**YOUR INSTRUCTIONS:** Could you copy exactly the lines from the start of the records through the one containing "from matplotlib.transforms import", both included, and leave out the pictures?

___ INPUT

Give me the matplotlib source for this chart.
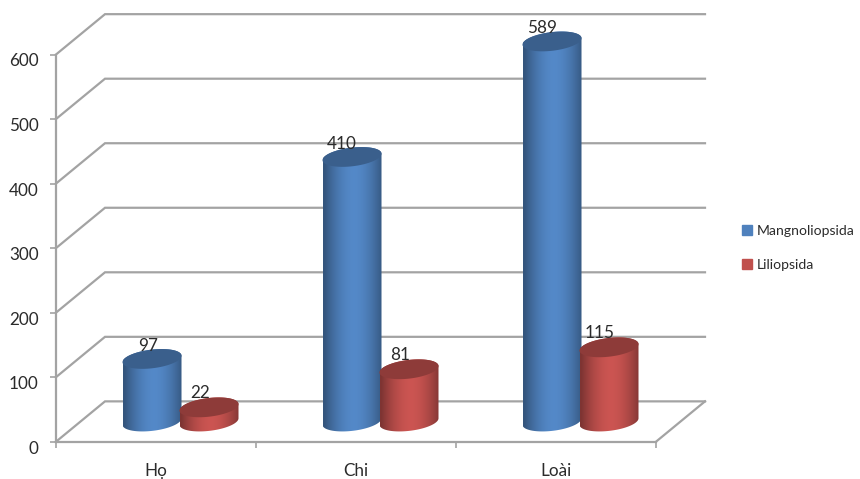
import numpy as np
import matplotlib
matplotlib.use('Agg')
import matplotlib.pyplot as plt
from matplotlib.patches import Polygon, Patch
from matplotlib.transforms import ScaledTranslation

categories = ['Họ', 'Chi', 'Loài']
mangnoliopsida = [97, 410, 589]
liliopsida = [22, 81, 115]
y_ticks = [0, 100, 200, 300, 400, 500, 600]

BLUE = '#4f81bd'
RED = '#c0504d'
GRID = '#a3a3a3'
TEXT = '#2b2b2b'
FONT_SIZE = 12.3

# depth of the floor, in axis units
DEPTH_X = 0.245
DEPTH_Y = 62.5
# cylinder shape, in axis units
RX = 0.1475
RY = 14.5
TILT = 5.0
SHIFT = 0.1425

plt.rcParams['font.family'] = ['Lato', 'DejaVu Sans']


def shade(hex_color, factor):
    rgb = np.array(matplotlib.colors.to_rgb(hex_color))
    return tuple(rgb * factor)


def cylinder(ax, cx, base, value, color, z):
    t_up = np.linspace(0, np.pi, 80)
    t_down = np.linspace(np.pi, 2 * np.pi, 80)
    top = base + value
    xs = np.r_[cx + RX * np.cos(t_up), cx + RX * np.cos(t_down)]
    ys = np.r_[top + RY * np.sin(t_up) + TILT * np.cos(t_up),
               base + RY * np.sin(t_down) + TILT * np.cos(t_down)]
    body = Polygon(np.c_[xs, ys], closed=True, transform=ax.transData, fc='none', ec='none')
    ax.add_patch(body)

    # horizontal gradient: dark at the edges, brightest near the middle
    u = np.linspace(-1, 1, 120)
    light = 0.66 + 0.40 * (1 - np.abs(u - 0.05) ** 1.8).clip(0, 1)
    rgb = np.array(matplotlib.colors.to_rgb(color))
    img = np.clip(rgb[None, None, :] * light[None, :, None], 0, 1)
    im = ax.imshow(img, extent=(cx - RX, cx + RX, base - 30, top + 30), aspect='auto',
                   zorder=z, interpolation='bilinear')
    # tall cylinders rise past the 600 line, so only the body shape clips them
    im.set_clip_box(fig.bbox)
    im.set_clip_path(body)

    t = np.linspace(0, 2 * np.pi, 160)
    cap = np.c_[cx + RX * np.cos(t), top + RY * np.sin(t) + TILT * np.cos(t)]
    ax.add_patch(Polygon(cap, closed=True, fc=shade(color, 0.74), ec='none', zorder=z + 0.1,
                         clip_on=False))


fig = plt.figure(figsize=(8.6, 4.79), dpi=100)
ax = fig.add_axes([56 / 860, 1 - 441.7 / 479, 600 / 860, 387.2 / 479])

x = np.arange(len(categories))

# side wall, back wall and floor lines
for v in y_ticks:
    ax.plot([0, DEPTH_X, 3 + DEPTH_X], [v, v + DEPTH_Y, v + DEPTH_Y],
            color=GRID, lw=1.6, clip_on=False, zorder=1, solid_joinstyle='miter')
ax.plot([3, 3 + DEPTH_X], [0, DEPTH_Y], color=GRID, lw=1.6, clip_on=False, zorder=1)

base = DEPTH_Y / 2
centers = x + 0.5 + DEPTH_X / 2
for i in x:
    cylinder(ax, centers[i] - SHIFT, base, mangnoliopsida[i], BLUE, 3 + i)
    cylinder(ax, centers[i] + SHIFT, base, liliopsida[i], RED, 3.5 + i)

# data labels sit up and to the left of the cylinder tops
for i in x:
    blue_dx = -4 if i == 0 else -10
    ax.annotate(str(mangnoliopsida[i]), (centers[i] - SHIFT, base + mangnoliopsida[i]),
                xytext=(blue_dx * 0.72, 9.5), textcoords='offset points', ha='center', va='center',
                fontsize=FONT_SIZE, color=TEXT, zorder=10, annotation_clip=False)
    ax.annotate(str(liliopsida[i]), (centers[i] + SHIFT, base + liliopsida[i]),
                xytext=(-6.5, 10), textcoords='offset points', ha='center', va='center',
                fontsize=FONT_SIZE, color=TEXT, zorder=10, annotation_clip=False)

ax.set_xlim(0, 3)
ax.set_ylim(0, 600)
ax.patch.set_alpha(0)

for side in ['top', 'right']:
    ax.spines[side].set_visible(False)
for side in ['left', 'bottom']:
    ax.spines[side].set_color(GRID)
    ax.spines[side].set_linewidth(1.6)

ax.set_yticks(y_ticks)
ax.set_xticks([0, 1, 2, 3])
ax.set_xticklabels([])
ax.set_xticks(x + 0.5, minor=True)
ax.set_xticklabels(categories, minor=True)
ax.tick_params(axis='x', which='major', length=4.5, width=1.2, color=GRID)
ax.tick_params(axis='x', which='minor', length=0, pad=15, labelsize=FONT_SIZE, labelcolor=TEXT)
ax.tick_params(axis='y', length=4.5, width=1.2, color=GRID, pad=8, labelsize=FONT_SIZE, labelcolor=TEXT)

# the value labels hang a little below their ticks
drop = ScaledTranslation(0, -5.5 / 100, fig.dpi_scale_trans)
for label in ax.get_yticklabels():
    label.set_transform(label.get_transform() + drop)

handles = [Patch(color=BLUE, label='Mangnoliopsida'), Patch(color=RED, label='Liliopsida')]
fig.legend(handles=handles, loc='center left', bbox_to_anchor=(738 / 860, 1 - 248 / 479),
           frameon=False, fontsize=10.1, handlelength=0.7, handleheight=0.7, handletextpad=0.32,
           labelspacing=1.55, labelcolor=TEXT, borderpad=0.3, borderaxespad=0)

fig.savefig('out.png', dpi=100)
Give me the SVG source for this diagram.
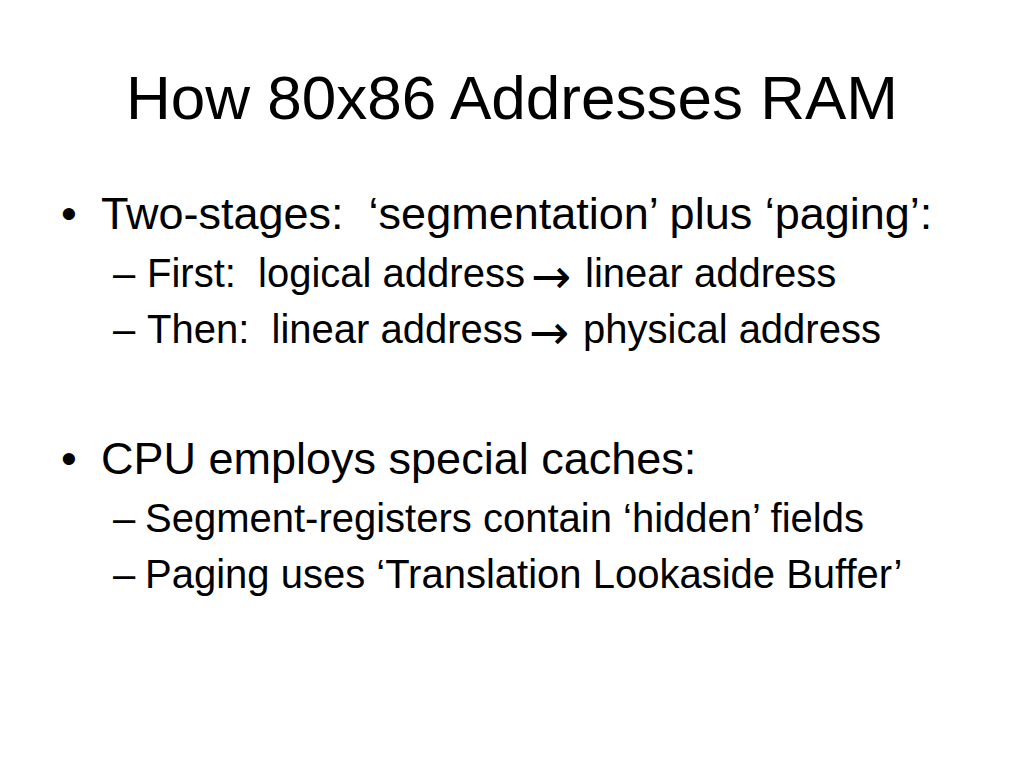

______

**RIGHT ANSWER:**
Give me the matplotlib source for this chart.
import numpy as np
import matplotlib
matplotlib.use('Agg')
import matplotlib.pyplot as plt
from matplotlib.patches import Polygon, Patch
from matplotlib.transforms import ScaledTranslation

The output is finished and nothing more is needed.